→ Description of the task
Open with the line that has "Recreate this image"; close with the line that has "ax = fig.add_axes([42/640, 27/480, 581/640, 441/480])". Retype those lines exactly, images excluded.

■ ■ ■ ■ ■ ■ ■

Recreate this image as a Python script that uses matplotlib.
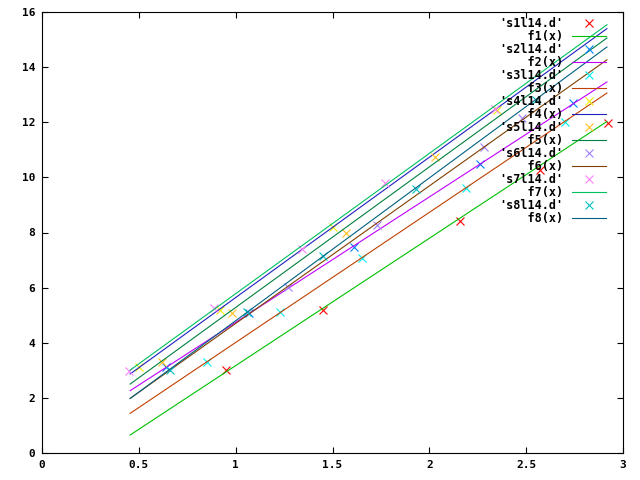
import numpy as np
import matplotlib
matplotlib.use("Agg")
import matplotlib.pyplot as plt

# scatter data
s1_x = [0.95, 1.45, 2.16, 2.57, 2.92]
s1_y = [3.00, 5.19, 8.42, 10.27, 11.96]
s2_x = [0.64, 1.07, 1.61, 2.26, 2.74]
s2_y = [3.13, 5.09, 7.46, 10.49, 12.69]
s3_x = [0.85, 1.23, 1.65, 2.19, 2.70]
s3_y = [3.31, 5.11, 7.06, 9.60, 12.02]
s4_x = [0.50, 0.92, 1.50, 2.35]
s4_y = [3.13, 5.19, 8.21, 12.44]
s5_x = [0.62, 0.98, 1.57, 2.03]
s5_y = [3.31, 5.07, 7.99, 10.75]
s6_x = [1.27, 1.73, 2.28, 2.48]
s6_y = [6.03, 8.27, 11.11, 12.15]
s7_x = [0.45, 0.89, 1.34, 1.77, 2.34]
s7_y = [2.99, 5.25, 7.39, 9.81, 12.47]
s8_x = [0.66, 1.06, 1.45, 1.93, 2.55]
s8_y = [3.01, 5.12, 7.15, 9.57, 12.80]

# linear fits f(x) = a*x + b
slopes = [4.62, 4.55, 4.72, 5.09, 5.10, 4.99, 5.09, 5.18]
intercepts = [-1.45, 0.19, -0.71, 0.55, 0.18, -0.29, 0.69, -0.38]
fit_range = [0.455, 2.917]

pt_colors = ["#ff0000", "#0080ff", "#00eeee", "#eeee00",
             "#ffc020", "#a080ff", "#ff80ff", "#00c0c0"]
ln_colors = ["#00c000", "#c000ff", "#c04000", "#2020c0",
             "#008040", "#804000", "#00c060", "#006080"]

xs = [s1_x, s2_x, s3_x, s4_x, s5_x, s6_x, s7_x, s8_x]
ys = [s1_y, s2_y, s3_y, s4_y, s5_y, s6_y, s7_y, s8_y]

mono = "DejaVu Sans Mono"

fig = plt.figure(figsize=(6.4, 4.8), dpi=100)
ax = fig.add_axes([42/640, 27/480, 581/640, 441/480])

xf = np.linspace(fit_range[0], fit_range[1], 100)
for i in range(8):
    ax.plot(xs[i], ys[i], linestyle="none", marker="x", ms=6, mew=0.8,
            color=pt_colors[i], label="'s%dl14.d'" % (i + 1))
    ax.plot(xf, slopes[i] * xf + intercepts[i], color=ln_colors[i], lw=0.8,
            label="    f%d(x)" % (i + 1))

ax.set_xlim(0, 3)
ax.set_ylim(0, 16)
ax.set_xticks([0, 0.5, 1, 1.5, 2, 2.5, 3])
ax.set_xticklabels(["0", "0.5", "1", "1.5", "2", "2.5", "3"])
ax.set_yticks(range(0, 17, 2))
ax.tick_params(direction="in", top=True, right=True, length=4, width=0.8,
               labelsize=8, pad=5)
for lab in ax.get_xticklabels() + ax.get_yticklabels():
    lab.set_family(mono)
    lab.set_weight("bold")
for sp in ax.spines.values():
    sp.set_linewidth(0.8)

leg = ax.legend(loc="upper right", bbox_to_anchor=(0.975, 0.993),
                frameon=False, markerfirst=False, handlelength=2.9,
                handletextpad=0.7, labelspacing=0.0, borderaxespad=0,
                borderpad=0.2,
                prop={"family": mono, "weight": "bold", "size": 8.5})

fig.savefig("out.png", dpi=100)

■ ■ ■ ■ ■ ■ ■

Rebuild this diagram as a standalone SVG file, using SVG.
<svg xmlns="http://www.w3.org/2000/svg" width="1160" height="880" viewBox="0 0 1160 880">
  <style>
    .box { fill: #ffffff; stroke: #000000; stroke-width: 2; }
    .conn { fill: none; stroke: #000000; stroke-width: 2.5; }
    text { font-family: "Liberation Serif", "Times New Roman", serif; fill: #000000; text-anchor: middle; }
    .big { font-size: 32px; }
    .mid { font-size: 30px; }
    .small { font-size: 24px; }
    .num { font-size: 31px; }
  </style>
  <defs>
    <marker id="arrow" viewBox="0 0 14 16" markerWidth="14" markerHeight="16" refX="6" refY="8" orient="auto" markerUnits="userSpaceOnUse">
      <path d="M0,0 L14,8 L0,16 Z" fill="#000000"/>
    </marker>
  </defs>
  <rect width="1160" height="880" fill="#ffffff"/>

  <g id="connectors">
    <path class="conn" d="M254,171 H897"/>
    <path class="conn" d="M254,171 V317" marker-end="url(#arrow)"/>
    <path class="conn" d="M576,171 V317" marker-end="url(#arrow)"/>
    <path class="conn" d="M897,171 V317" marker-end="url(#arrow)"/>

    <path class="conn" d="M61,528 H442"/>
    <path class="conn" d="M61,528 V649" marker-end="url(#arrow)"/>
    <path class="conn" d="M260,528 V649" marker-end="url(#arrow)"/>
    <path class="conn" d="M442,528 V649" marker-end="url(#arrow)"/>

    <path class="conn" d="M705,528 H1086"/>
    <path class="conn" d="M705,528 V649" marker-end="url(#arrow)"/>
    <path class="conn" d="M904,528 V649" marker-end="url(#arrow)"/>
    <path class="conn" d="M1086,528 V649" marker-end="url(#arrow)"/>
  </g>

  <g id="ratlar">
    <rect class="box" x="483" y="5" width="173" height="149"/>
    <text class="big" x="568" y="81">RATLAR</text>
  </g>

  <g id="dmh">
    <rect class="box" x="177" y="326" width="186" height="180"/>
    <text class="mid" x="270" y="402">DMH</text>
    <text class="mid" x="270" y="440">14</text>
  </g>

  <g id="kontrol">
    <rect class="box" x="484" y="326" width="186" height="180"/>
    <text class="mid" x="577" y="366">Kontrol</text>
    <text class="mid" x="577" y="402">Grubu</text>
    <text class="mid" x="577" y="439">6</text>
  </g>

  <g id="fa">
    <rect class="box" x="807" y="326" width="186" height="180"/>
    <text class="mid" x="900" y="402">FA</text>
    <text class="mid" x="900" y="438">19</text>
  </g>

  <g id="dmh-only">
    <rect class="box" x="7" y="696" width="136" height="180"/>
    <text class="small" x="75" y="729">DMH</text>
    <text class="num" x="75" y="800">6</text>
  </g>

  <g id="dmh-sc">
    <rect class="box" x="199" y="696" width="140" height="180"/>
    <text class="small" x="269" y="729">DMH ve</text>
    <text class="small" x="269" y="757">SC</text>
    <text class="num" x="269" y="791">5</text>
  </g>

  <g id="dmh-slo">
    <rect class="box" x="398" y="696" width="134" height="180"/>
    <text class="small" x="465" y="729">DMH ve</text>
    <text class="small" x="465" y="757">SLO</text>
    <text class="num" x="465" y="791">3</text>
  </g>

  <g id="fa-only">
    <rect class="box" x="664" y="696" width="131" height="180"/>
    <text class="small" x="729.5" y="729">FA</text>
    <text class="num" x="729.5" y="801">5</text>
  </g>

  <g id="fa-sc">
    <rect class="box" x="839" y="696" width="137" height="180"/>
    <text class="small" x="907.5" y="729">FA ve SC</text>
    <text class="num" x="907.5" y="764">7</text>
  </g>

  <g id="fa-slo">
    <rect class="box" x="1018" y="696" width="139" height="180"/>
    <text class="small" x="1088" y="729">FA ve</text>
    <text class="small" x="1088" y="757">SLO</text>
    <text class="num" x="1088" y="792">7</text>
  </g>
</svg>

■ ■ ■ ■ ■ ■ ■

→ Correct answer
Recreate this image as a Python script that uses matplotlib.
import numpy as np
import matplotlib
matplotlib.use("Agg")
import matplotlib.pyplot as plt

# scatter data
s1_x = [0.95, 1.45, 2.16, 2.57, 2.92]
s1_y = [3.00, 5.19, 8.42, 10.27, 11.96]
s2_x = [0.64, 1.07, 1.61, 2.26, 2.74]
s2_y = [3.13, 5.09, 7.46, 10.49, 12.69]
s3_x = [0.85, 1.23, 1.65, 2.19, 2.70]
s3_y = [3.31, 5.11, 7.06, 9.60, 12.02]
s4_x = [0.50, 0.92, 1.50, 2.35]
s4_y = [3.13, 5.19, 8.21, 12.44]
s5_x = [0.62, 0.98, 1.57, 2.03]
s5_y = [3.31, 5.07, 7.99, 10.75]
s6_x = [1.27, 1.73, 2.28, 2.48]
s6_y = [6.03, 8.27, 11.11, 12.15]
s7_x = [0.45, 0.89, 1.34, 1.77, 2.34]
s7_y = [2.99, 5.25, 7.39, 9.81, 12.47]
s8_x = [0.66, 1.06, 1.45, 1.93, 2.55]
s8_y = [3.01, 5.12, 7.15, 9.57, 12.80]

# linear fits f(x) = a*x + b
slopes = [4.62, 4.55, 4.72, 5.09, 5.10, 4.99, 5.09, 5.18]
intercepts = [-1.45, 0.19, -0.71, 0.55, 0.18, -0.29, 0.69, -0.38]
fit_range = [0.455, 2.917]

pt_colors = ["#ff0000", "#0080ff", "#00eeee", "#eeee00",
             "#ffc020", "#a080ff", "#ff80ff", "#00c0c0"]
ln_colors = ["#00c000", "#c000ff", "#c04000", "#2020c0",
             "#008040", "#804000", "#00c060", "#006080"]

xs = [s1_x, s2_x, s3_x, s4_x, s5_x, s6_x, s7_x, s8_x]
ys = [s1_y, s2_y, s3_y, s4_y, s5_y, s6_y, s7_y, s8_y]

mono = "DejaVu Sans Mono"

fig = plt.figure(figsize=(6.4, 4.8), dpi=100)
ax = fig.add_axes([42/640, 27/480, 581/640, 441/480])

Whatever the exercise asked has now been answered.